First, let's find the identity element for the groups \(H_1\) and \(H_2\). Since \(H_1\) is a subgroup of \(G_1\), and \(H_2\) is a subgroup of \(G_2\), we know that the identity element of \(H_1\) is also the identity element of \(G_1\), denoted by \(e_1\), and similarly, the identity element of \(H_2\) is \(e_2\). Now, let's verify that the identity element of \(H_1 \times H_2\) is \((e_1, e_2)\). For any element \((h_1, h_2) \in H_1 \times H_2\), \((h_1, h_2)(e_1, e_2) = (h_1e_1, h_2e_2) = (h_1, h_2)\) and also \((e_1, e_2)(h_1, h_2) = (e_1h_1, e_2h_2) = (h_1, h_2)\). Since the identity element doesn't change the value of the element it's multiplied with, we can conclude that \((e_1, e_2)\) is the identity element of \(H_1 \times H_2\).

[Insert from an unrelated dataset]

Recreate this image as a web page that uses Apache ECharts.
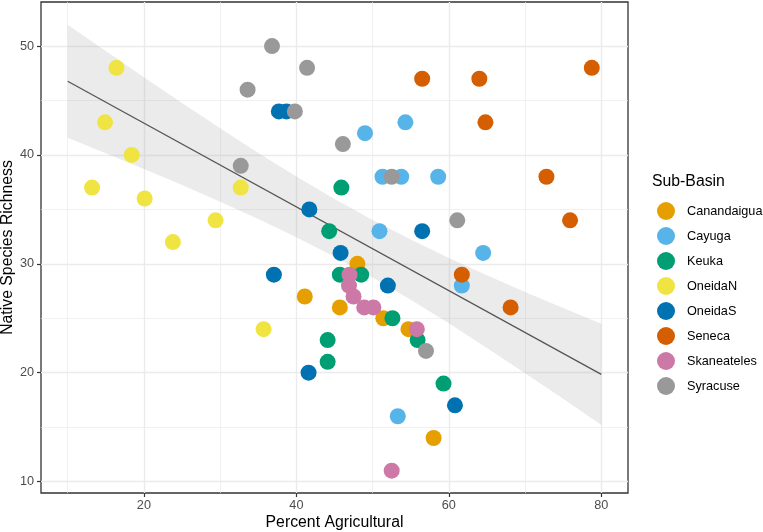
<!DOCTYPE html>
<html>
<head>
<meta charset="utf-8">
<script src="https://cdn.jsdelivr.net/npm/echarts@6/dist/echarts.min.js"></script>
<style>
  html, body { margin: 0; padding: 0; background: #fff; }
  #chart { width: 763px; height: 532px; }
</style>
</head>
<body>
<div id="chart"></div>
<script>
// points per sub-basin: [percent agricultural, native species richness]
var canandaigua = [[48.0,30],[41.1,27],[45.7,26],[51.4,25],[54.7,24],[58.0,14]];
var cayuga = [[49.0,42],[54.3,43],[51.3,38],[53.75,38],[58.6,38],[50.9,33],[64.5,31],[61.7,28],[53.3,16]];
var keuka = [[45.9,37],[44.3,33],[45.7,29],[48.5,29],[52.6,25],[55.9,23],[44.1,23],[44.1,21],[59.3,19]];
var oneidaN = [[16.4,48],[14.9,43],[18.4,40],[13.2,37],[20.1,36],[23.8,32],[29.4,34],[32.7,37],[35.7,24]];
var oneidaS = [[37.7,44],[38.7,44],[41.7,35],[45.8,31],[56.5,33],[52.0,28],[37.05,29],[41.6,20],[60.8,17]];
var seneca = [[56.5,47],[64.0,47],[78.75,48],[64.8,43],[72.8,38],[75.9,34],[61.7,29],[68.1,26]];
var skaneateles = [[46.97,29],[46.9,28],[47.5,27],[48.9,26],[50.1,26],[55.8,24],[52.5,11]];
var syracuse = [[36.8,50],[41.4,48],[33.6,46],[39.8,44],[32.7,39],[46.1,41],[52.5,38],[61.1,34],[57.0,22]];

var basinNames = ['Canandaigua','Cayuga','Keuka','OneidaN','OneidaS','Seneca','Skaneateles','Syracuse'];
var basinData = [canandaigua, cayuga, keuka, oneidaN, oneidaS, seneca, skaneateles, syracuse];
var basinColors = ['#E69F00','#56B4E9','#009E73','#F0E442','#0072B2','#D55E00','#CC79A7','#999999'];

// fitted line and confidence band
var fitX = [10, 80];
var fitY = [46.77, 19.85];
var ciX = [10, 15, 20, 25, 30, 35, 40, 45, 50, 55, 60, 65, 70, 75, 80];
var ciUpper = [51.97, 49.55, 47.14, 44.77, 42.45, 40.18, 38.02, 35.96, 34.02, 32.23, 30.54, 28.94, 27.42, 25.94, 24.50];
var ciLower = [41.57, 40.15, 38.70, 37.23, 35.71, 34.12, 32.44, 30.66, 28.74, 26.69, 24.54, 22.28, 19.96, 17.60, 15.20];

// tick values
var xTicks = [20, 40, 60, 80];
var xMinor = [10, 30, 50, 70];
var yTicks = [10, 20, 30, 40, 50];
var yMinor = [15, 25, 35, 45];

var chart = echarts.init(document.getElementById('chart'));

function gridLines(vals, key, width){
    return vals.map(function(v){
        var o = {lineStyle: {width: width}};
        o[key] = v;
        return o;
    });
}

var series = [];

series.push({
    type: 'line',
    data: [],
    z: 1,
    silent: true,
    markLine: {
        silent: true,
        z: 1,
        symbol: 'none',
        animation: false,
        label: {show: false},
        lineStyle: {color: '#EBEBEB', type: 'solid'},
        data: gridLines(xMinor, 'xAxis', 0.7)
            .concat(gridLines(yMinor, 'yAxis', 0.7))
            .concat(gridLines(xTicks, 'xAxis', 1.4))
            .concat(gridLines(yTicks, 'yAxis', 1.4))
    }
});

series.push({
    type: 'custom',
    z: 2,
    silent: true,
    data: [[ciX[0], ciUpper[0]]],
    renderItem: function(params, api){
        var pts = [];
        for (var i = 0; i < ciX.length; i++) pts.push(api.coord([ciX[i], ciUpper[i]]));
        for (var j = ciX.length - 1; j >= 0; j--) pts.push(api.coord([ciX[j], ciLower[j]]));
        return {
            type: 'polygon',
            shape: {points: pts},
            style: {fill: 'rgba(153,153,153,0.2)'}
        };
    }
});

series.push({
    type: 'line',
    z: 3,
    silent: true,
    symbol: 'none',
    data: [[fitX[0], fitY[0]], [fitX[1], fitY[1]]],
    lineStyle: {color: '#555555', width: 1.3}
});

for (var k = 0; k < basinNames.length; k++){
    series.push({
        name: basinNames[k],
        type: 'scatter',
        z: 5,
        symbolSize: 16,
        data: basinData[k],
        itemStyle: {color: basinColors[k], opacity: 1}
    });
}

chart.setOption({
    animation: false,
    backgroundColor: '#fff',
    title: {
        text: 'Sub-Basin',
        left: 652,
        top: 174,
        padding: 0,
        textStyle: {fontFamily: 'Liberation Sans', fontSize: 15.8, fontWeight: 'normal', color: '#000'}
    },
    legend: {
        data: basinNames,
        orient: 'vertical',
        left: 657,
        top: 202,
        padding: 0,
        itemWidth: 18,
        itemHeight: 18,
        itemGap: 7,
        icon: 'circle',
        textStyle: {fontFamily: 'Liberation Sans', fontSize: 12.7, color: '#000', padding: [0, 0, 0, 7]}
    },
    grid: {
        left: 41, right: 135, top: 2, bottom: 39,
        outerBoundsMode: 'none',
        containLabel: false,
        show: true,
        borderColor: '#333',
        borderWidth: 1.3,
        backgroundColor: 'transparent'
    },
    xAxis: {
        type: 'value',
        min: 6.5,
        max: 83.5,
        name: 'Percent Agricultural',
        nameLocation: 'middle',
        nameGap: 22,
        nameMoveOverlap: false,
        nameTextStyle: {fontFamily: 'Liberation Sans', fontSize: 15.8, color: '#000'},
        axisLine: {show: false},
        axisTick: {show: true, length: 4, lineStyle: {color: '#333', width: 1.2}, customValues: xTicks},
        axisLabel: {margin: 6, fontFamily: 'Liberation Sans', fontSize: 12.7, color: '#4D4D4D', customValues: xTicks},
        splitLine: {show: false}
    },
    yAxis: {
        type: 'value',
        min: 8.95,
        max: 54.05,
        name: 'Native Species Richness',
        nameLocation: 'middle',
        nameGap: 25,
        nameMoveOverlap: false,
        nameTextStyle: {fontFamily: 'Liberation Sans', fontSize: 15.8, color: '#000'},
        axisLine: {show: false},
        axisTick: {show: true, length: 4, lineStyle: {color: '#333', width: 1.2}, customValues: yTicks},
        axisLabel: {margin: 7, fontFamily: 'Liberation Sans', fontSize: 12.7, color: '#4D4D4D', customValues: yTicks},
        splitLine: {show: false}
    },
    series: series
});
</script>
</body>
</html>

Now we need to show that the product of any two elements in \(H_1 \times H_2\) is also in \(H_1 \times H_2\). Let \((h_1, h_2)\) and \((h'_1, h'_2)\) be any two elements in \(H_1 \times H_2\). Then: \((h_1, h_2)(h'_1, h'_2) = (h_1h'_1, h_2h'_2)\). Since \(H_1\) is a subgroup of \(G_1\), and \(H_2\) is a subgroup of \(G_2\), the product \(h_1h'_1\) is in \(H_1\), and the product \(h_2h'_2\) is in \(H_2\). Therefore, the product \((h_1h'_1, h_2h'_2)\) is in \(H_1 \times H_2\), proving closure.

Lastly, we need to show that if \((h_1, h_2)\) is an element of \(H_1 \times H_2\), then its inverse \((h_1^{-1}, h_2^{-1})\) is also in \(H_1 \times H_2\). Since \(H_1\) is a subgroup of \(G_1\), we know that the inverse of \(h_1\), denoted as \(h_1^{-1}\), exists in \(H_1\), and similarly, \(h_2^{-1}\) exists in \(H_2\). Therefore, the inverse \((h_1^{-1}, h_2^{-1})\) of the element \((h_1, h_2)\) exists in \(H_1 \times H_2\). Since we have shown that the identity element exists, closure holds, and inverses exist for all elements in \(H_1 \times H_2\), we can conclude that \(H_1 \times H_2\) is a subgroup of \(G_1 \times G_2\).